**PROBLEM:** Each line in the entries below that holds the string "this" is to be listed.

(Charts and diagrams as code)
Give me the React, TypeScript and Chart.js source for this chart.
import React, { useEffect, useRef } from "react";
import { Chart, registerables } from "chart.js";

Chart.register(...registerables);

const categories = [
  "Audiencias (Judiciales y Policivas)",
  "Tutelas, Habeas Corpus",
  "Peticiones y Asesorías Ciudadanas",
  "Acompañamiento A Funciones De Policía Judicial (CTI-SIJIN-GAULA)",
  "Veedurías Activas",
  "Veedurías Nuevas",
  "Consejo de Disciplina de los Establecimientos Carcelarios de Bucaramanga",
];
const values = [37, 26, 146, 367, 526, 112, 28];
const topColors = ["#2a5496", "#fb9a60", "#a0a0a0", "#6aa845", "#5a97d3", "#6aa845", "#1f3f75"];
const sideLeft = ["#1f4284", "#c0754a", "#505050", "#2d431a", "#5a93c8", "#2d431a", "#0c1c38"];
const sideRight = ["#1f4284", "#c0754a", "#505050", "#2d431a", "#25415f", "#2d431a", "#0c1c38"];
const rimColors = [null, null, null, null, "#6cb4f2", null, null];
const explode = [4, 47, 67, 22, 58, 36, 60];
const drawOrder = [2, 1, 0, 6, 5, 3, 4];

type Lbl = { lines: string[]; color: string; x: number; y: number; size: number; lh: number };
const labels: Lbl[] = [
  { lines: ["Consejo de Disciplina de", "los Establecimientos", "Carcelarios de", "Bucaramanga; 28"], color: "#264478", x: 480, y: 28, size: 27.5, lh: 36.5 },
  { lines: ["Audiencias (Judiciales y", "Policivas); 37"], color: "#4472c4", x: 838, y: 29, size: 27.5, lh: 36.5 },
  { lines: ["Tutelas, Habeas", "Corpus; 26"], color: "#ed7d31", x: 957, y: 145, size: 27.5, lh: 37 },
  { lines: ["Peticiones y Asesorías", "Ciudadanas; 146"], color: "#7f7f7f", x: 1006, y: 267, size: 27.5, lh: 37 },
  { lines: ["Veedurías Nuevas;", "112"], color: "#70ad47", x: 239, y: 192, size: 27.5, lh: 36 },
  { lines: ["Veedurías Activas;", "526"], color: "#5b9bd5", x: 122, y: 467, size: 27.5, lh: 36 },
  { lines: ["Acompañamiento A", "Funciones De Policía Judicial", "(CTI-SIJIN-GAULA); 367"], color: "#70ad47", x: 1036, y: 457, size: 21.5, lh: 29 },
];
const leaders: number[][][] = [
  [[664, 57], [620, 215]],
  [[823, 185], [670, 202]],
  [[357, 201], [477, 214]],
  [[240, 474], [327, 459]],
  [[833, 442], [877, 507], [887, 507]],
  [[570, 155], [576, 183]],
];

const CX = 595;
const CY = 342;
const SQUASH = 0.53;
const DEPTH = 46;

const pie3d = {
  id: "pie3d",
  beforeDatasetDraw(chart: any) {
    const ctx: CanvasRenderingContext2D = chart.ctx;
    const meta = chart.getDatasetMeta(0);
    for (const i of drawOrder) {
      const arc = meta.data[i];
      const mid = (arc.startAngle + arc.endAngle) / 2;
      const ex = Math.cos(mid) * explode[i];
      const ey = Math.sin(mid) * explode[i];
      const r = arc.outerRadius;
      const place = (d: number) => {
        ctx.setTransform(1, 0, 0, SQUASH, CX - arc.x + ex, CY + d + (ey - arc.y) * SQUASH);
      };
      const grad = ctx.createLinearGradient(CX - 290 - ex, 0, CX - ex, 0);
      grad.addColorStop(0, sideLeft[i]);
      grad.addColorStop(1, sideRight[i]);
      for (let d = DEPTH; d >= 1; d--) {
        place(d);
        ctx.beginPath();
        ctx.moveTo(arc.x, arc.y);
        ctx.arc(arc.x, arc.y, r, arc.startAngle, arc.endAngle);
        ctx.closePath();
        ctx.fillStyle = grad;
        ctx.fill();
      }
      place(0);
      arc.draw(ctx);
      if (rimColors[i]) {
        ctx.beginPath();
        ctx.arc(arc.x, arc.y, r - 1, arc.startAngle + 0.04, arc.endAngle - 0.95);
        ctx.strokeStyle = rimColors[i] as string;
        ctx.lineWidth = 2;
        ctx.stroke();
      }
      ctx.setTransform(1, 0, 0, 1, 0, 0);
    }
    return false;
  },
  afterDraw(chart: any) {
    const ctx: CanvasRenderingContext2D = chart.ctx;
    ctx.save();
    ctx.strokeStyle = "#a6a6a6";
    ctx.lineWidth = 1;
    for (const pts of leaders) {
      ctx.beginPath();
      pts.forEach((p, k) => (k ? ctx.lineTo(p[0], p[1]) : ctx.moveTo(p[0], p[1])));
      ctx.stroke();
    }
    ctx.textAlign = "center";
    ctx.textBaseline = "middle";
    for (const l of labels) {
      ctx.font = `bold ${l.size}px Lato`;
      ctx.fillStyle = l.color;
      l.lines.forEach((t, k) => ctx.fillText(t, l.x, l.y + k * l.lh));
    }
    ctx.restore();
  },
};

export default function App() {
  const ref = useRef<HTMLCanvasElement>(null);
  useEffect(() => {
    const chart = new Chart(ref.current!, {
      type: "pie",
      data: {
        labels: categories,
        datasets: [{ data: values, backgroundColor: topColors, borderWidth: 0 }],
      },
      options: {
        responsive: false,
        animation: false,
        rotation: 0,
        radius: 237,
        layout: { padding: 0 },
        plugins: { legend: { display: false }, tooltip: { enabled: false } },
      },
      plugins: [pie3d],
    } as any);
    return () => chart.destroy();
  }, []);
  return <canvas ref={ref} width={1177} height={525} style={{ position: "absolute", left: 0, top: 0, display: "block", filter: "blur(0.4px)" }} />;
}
---
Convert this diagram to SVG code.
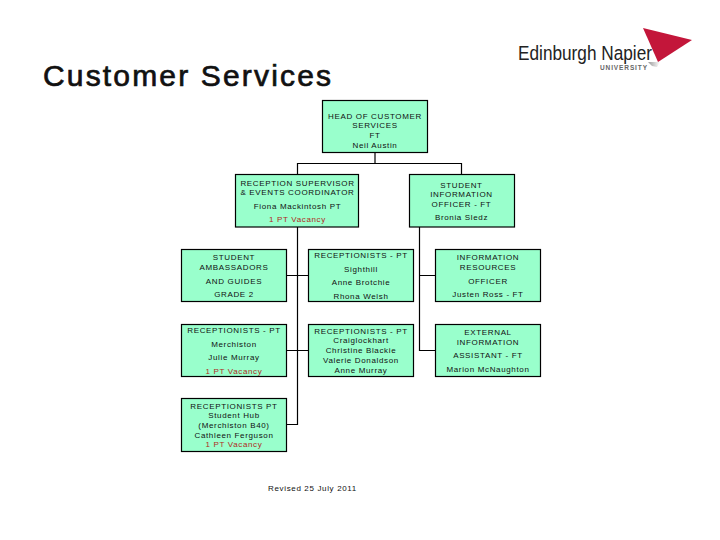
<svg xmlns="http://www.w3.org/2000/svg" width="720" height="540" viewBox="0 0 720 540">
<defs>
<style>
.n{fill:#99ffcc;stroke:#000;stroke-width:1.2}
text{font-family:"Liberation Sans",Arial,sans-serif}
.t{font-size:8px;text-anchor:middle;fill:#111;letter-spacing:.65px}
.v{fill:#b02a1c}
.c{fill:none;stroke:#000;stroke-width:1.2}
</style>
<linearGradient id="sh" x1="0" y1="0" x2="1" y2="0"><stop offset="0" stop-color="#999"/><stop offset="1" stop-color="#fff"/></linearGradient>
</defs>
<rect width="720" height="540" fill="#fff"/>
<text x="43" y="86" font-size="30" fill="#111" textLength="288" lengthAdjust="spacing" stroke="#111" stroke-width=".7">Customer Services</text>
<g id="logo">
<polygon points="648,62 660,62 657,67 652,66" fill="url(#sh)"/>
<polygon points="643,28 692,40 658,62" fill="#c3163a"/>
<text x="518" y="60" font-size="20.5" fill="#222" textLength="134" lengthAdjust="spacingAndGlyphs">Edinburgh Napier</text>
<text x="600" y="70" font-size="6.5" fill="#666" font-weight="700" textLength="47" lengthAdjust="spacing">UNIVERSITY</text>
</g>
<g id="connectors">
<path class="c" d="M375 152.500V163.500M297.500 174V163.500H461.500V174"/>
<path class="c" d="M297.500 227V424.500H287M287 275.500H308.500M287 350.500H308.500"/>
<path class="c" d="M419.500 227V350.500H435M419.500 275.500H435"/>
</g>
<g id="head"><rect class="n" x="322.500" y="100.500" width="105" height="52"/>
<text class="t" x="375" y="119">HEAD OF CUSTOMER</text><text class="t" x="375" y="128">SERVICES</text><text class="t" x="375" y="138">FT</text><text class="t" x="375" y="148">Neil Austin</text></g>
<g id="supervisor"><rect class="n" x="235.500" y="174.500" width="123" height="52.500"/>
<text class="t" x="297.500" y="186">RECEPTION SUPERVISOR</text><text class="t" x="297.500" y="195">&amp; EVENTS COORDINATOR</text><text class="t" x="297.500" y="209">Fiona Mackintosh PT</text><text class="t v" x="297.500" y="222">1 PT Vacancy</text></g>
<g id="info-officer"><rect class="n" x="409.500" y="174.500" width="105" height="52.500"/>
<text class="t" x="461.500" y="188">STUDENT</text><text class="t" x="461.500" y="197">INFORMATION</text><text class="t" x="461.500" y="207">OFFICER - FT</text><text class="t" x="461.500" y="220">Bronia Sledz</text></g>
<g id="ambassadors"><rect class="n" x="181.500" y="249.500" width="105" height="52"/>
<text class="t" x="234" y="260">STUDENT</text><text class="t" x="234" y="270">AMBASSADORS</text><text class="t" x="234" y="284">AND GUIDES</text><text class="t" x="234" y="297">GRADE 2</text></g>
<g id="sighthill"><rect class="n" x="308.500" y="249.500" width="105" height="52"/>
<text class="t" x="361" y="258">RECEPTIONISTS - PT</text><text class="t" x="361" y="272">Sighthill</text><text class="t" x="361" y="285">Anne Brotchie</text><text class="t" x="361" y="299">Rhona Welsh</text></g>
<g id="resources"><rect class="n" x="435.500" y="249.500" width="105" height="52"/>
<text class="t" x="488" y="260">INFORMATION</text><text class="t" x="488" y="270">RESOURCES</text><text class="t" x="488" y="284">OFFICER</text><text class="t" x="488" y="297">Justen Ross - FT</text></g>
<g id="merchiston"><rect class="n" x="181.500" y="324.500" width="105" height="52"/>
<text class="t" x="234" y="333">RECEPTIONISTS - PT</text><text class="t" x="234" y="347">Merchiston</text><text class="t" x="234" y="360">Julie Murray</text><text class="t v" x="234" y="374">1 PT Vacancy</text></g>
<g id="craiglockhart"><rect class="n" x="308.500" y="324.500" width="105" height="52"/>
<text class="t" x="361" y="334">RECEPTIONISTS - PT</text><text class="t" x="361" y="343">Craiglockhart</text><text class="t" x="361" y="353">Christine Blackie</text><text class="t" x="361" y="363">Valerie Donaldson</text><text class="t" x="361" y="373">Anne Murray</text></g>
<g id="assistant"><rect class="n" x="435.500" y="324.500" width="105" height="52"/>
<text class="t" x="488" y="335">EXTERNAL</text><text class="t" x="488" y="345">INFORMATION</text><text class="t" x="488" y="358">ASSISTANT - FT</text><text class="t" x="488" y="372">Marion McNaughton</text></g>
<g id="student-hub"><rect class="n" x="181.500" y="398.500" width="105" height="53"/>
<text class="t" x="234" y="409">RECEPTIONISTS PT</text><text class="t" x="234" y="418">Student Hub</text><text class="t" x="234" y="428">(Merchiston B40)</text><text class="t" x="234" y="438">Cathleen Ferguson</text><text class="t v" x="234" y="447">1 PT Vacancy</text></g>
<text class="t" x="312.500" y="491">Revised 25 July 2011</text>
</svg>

**SOLVED EXERCISE:**
Give me the React, TypeScript and Chart.js source for this chart.
Convert this diagram to SVG code.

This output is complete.